The Polish Deal: The economic consequences of the proposed new tax system
The 170th mBank-CASE seminar analyzed the potential economic effects of the proposed changes to Poland’s tax system in the New Polish Order economic plan, which the government presented in mid-May. According to its authors, the wide-ranging program planned for 2021-2030 is intended to overcome the effects of the pandemic, and in fact is a strategy of “civilizational change.” The most important points of the program in the area of tax include:
- increasing the tax-free allowance (standard deduction) to PLN 30,000
- increasing the threshold for the higher income-tax bracket to PLN 120,000 from PLN 85,000
- a PLN 50,000 tax deduction for returning emigres
- R&D tax relief for entrepreneurs and companies
- zero income tax for those who continue working after retirement age
- a change in the rules for health insurance contributions (a flat 9% of income)
- income-tax breaks for the middle class
The speakers were Marek Skawiński, director of the Finance Ministry’s Macroeconomic Policy Department; Łukasz Czernicki, the ministry’s chief economist; Dr. hab. Michał Myck, director of the Centre for Economic Analysis; Professor Paweł Wojciechowski, vice president and chief economist of Employers of Poland; and Professor Joanna Tyrowicz from the University of Warsaw.
The Finance Ministry’s representatives were the first to speak, presenting the assumptions for reform of the tax wedge. They started by presenting the main goals of the reform, naming four: increasing the labor supply, making the tax wedge more progressive, reducing the gap in health insurance contributions between different forms of employment and shrinking the shadow economy. They compared the Polish New Order’s assumptions with the current tax system. According to the ministry’s calculations, 17.7 million taxpayers will be better off under the reform, while 3.1 million will lose out. For 5.6 million taxpayers the reform should be neutral. The reform will also significantly reduce the number of people in the higher tax bracket: to 0.6 million in 2022 from 1.2 million in 2019. The ministry’s experts also talked about the assumptions of the planned “middle class tax relief, but their presentation didn’t include the details of these solutions. They then discussed the effects of the tax wedge changes for various social groups. People earning up to PLN 4,500 gross per month (PLN 6,000 for sole proprietors) will benefit, while the increased burdens will affect people who earn more than PLN 13,000 gross (PLN 6,000 for sole proprietors).

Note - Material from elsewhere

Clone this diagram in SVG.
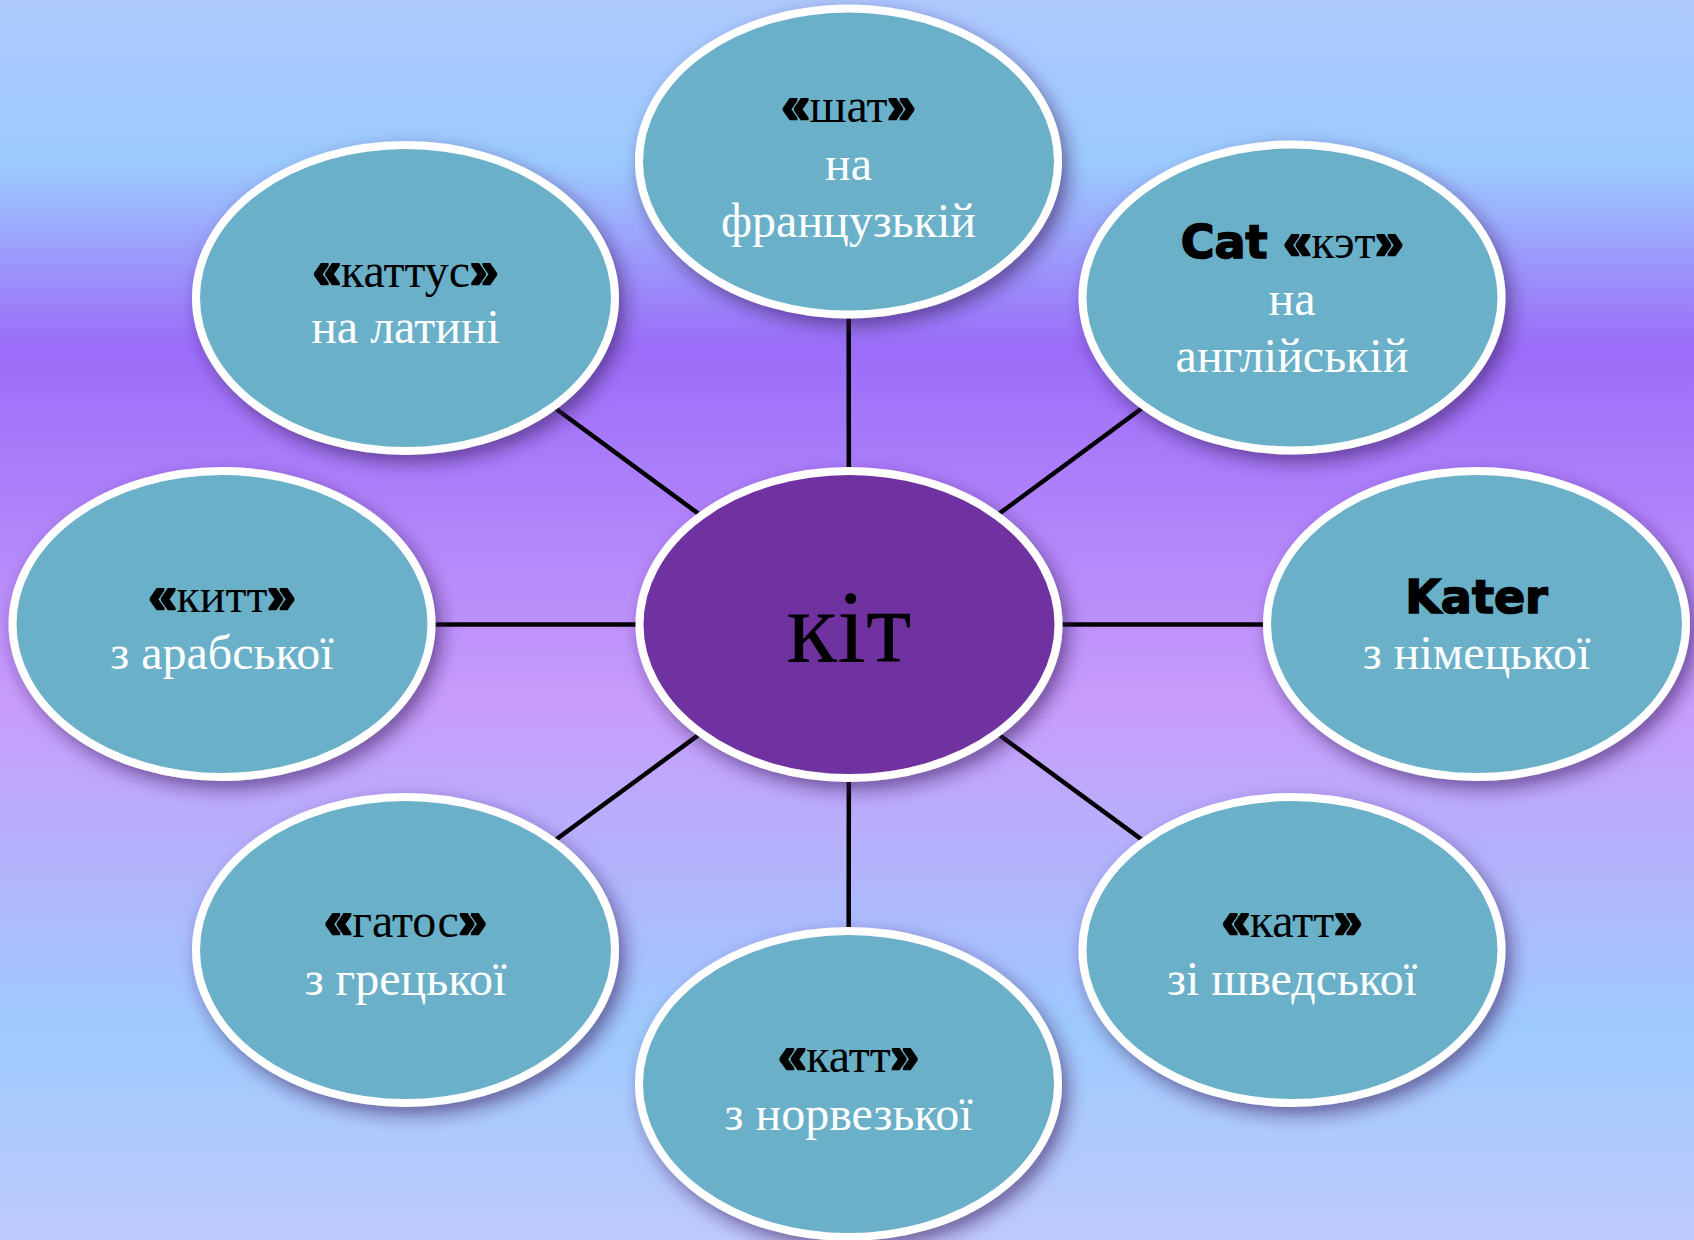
<svg xmlns="http://www.w3.org/2000/svg" width="1694" height="1240" viewBox="0 0 1694 1240">
  <defs>
    <linearGradient id="bg" x1="0" y1="0" x2="0" y2="1">
      <stop offset="0" stop-color="#aec9fe"/>
      <stop offset="0.13" stop-color="#9ccbfe"/>
      <stop offset="0.28" stop-color="#9b6df9"/>
      <stop offset="0.57" stop-color="#c89dfb"/>
      <stop offset="0.83" stop-color="#9ecbfe"/>
      <stop offset="1" stop-color="#bfc9fb"/>
    </linearGradient>
    <filter id="shadow" x="-20%" y="-20%" width="140%" height="145%">
      <feDropShadow dx="6" dy="8" stdDeviation="9" flood-color="#3a2060" flood-opacity="0.6"/>
    </filter>
    <style>
      .leaf { fill: #6bb0c9; stroke: #ffffff; stroke-width: 8; filter: url(#shadow); }
      .hub { fill: #7030a0; stroke: #ffffff; stroke-width: 8; filter: url(#shadow); }
      .conn { stroke: #000000; stroke-width: 4.5; fill: none; }
      .t { font-family: "Liberation Serif", "Times New Roman", serif; font-size: 48px; text-anchor: middle; }
      .w { fill: #ffffff; }
      .k { fill: #000000; }
      .q { font-family: "DejaVu Sans", "Liberation Sans", sans-serif; font-weight: bold; font-size: 46px; fill: #000000; stroke: #000000; stroke-width: 1.6; }
      .g { font-family: "Liberation Sans", Arial, sans-serif; font-weight: bold; font-size: 50px; fill: #000000; stroke: #000000; stroke-width: 2.6; }
      .hubt { font-family: "Liberation Serif", "Times New Roman", serif; font-size: 104px; text-anchor: middle; fill: #000000; }
    </style>
  </defs>

  <rect x="0" y="0" width="1694" height="1240" fill="url(#bg)"/>

  <g id="connectors">
    <line class="conn" x1="849" y1="624.5" x2="848.5" y2="161.5"/>
    <line class="conn" x1="849" y1="624.5" x2="1292" y2="297.5"/>
    <line class="conn" x1="849" y1="624.5" x2="1476.5" y2="624.5"/>
    <line class="conn" x1="849" y1="624.5" x2="1292" y2="950"/>
    <line class="conn" x1="849" y1="624.5" x2="848.5" y2="1084"/>
    <line class="conn" x1="849" y1="624.5" x2="405.5" y2="950"/>
    <line class="conn" x1="849" y1="624.5" x2="222" y2="624.5"/>
    <line class="conn" x1="849" y1="624.5" x2="405.5" y2="298"/>
  </g>

  <g id="node-french">
    <ellipse class="leaf" cx="848.5" cy="161.5" rx="209.5" ry="153"/>
    <text class="t k" x="848.5" y="122"><tspan class="g">«</tspan>шат<tspan class="g">»</tspan></text>
    <text class="t w" x="848.5" y="180">на</text>
    <text class="t w" x="848.5" y="237">французькій</text>
  </g>

  <g id="node-english">
    <ellipse class="leaf" cx="1292" cy="297.5" rx="209.5" ry="153"/>
    <text class="t k" x="1292" y="258"><tspan class="q">Cat </tspan><tspan class="g">«</tspan>кэт<tspan class="g">»</tspan></text>
    <text class="t w" x="1292" y="315">на</text>
    <text class="t w" x="1292" y="372">англійській</text>
  </g>

  <g id="node-german">
    <ellipse class="leaf" cx="1476.5" cy="624" rx="209.5" ry="153"/>
    <text class="t k" x="1476.5" y="613"><tspan class="q">Kater</tspan></text>
    <text class="t w" x="1476.5" y="669">з німецької</text>
  </g>

  <g id="node-swedish">
    <ellipse class="leaf" cx="1292" cy="950" rx="209.5" ry="153"/>
    <text class="t k" x="1292" y="937"><tspan class="g">«</tspan>катт<tspan class="g">»</tspan></text>
    <text class="t w" x="1292" y="995">зі шведської</text>
  </g>

  <g id="node-norwegian">
    <ellipse class="leaf" cx="848.5" cy="1084" rx="209.5" ry="153"/>
    <text class="t k" x="848.5" y="1072"><tspan class="g">«</tspan>катт<tspan class="g">»</tspan></text>
    <text class="t w" x="848.5" y="1130">з норвезької</text>
  </g>

  <g id="node-greek">
    <ellipse class="leaf" cx="405.5" cy="950" rx="209.5" ry="153"/>
    <text class="t k" x="405.5" y="937"><tspan class="g">«</tspan>гатос<tspan class="g">»</tspan></text>
    <text class="t w" x="405.5" y="995">з грецької</text>
  </g>

  <g id="node-arabic">
    <ellipse class="leaf" cx="222" cy="624" rx="209.5" ry="153"/>
    <text class="t k" x="222" y="612"><tspan class="g">«</tspan>китт<tspan class="g">»</tspan></text>
    <text class="t w" x="222" y="669">з арабської</text>
  </g>

  <g id="node-latin">
    <ellipse class="leaf" cx="405.5" cy="298" rx="209.5" ry="153"/>
    <text class="t k" x="405.5" y="287"><tspan class="g">«</tspan>каттус<tspan class="g">»</tspan></text>
    <text class="t w" x="405.5" y="343">на латині</text>
  </g>

  <g id="node-center">
    <ellipse class="hub" cx="849" cy="624.5" rx="209.5" ry="153.5"/>
    <text class="hubt" x="849" y="662">кіт</text>
  </g>
</svg>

Dr. Myck began his presentation with a slightly different view of the social groups who will win or lose from the proposed tax reforms. The group with the most beneficiaries of the New Polish Order is retirees. This may contradict the main goals of the program, i.e. promoting legal employment and increasing the labor supply. One additional consequence of the proposed changes is a change in the structure of budget revenues: a drop in the take from personal income tax, with higher contributions to the NFZ national health fund. Dr. Myck also discussed what he believes the planned reform will fail to achieve: it won’t increase the amount subject to tax very significantly, it won’t broaden the tax base to include farm income and it won’t simplify the system (due to the special tax breaks). He then proposed an alternative reform, which he believes will accomplish all the goals, while also being clearer and simplifying the tax system. The purpose of this proposal was to initiate a discussion on the final shape of the tax reform.
Professor Wojciechowski spoke next, beginning his presentation by recalling an earlier plan – the Strategy for Responsible Development, announced in 2016. One of the goals of that plan was to increase the investment rate to 22-25% by 2020. Today the level is 17-18%, lower than other countries in the region, and also lower than in 2015. Professor Wojciechowski said the reason for such a low rate lies mainly in institutional factors: the complicated tax system, unpredictable laws and the tax authorities’ attitude toward business. He also pointed out the problem of rule of law and judicial independence, and noted that the assumptions of the Polish New Order don’t promote investment or employment, while many of the solutions needlessly complicate the system.
Professor Joanna Tyrowicz was the last to speak. Her presentation focused on a broader problem, that of redistribution programs meant to combat poverty. She believes an honest discussion of this subject is hindered by the lack of long-term, comparable data. That also encourages poorly thought out regulation of tax amounts and brackets, and the politicization of the fight against poverty. Professor Tyrowicz pointed out that even though retirees are among the main beneficiaries of the New Polish Order, over the longer term this group is highly exposed to the problem of relative poverty. The main reason is the use of ad hoc solutions such as the so-called 13th month pension payment, without any general reforms of the pension system, particularly increasing the retirement age. Data indicate that without changes in this area, the number of retirees whose pension is below the minimum will start to approach 60% in the next few years, and later will even exceed 70%.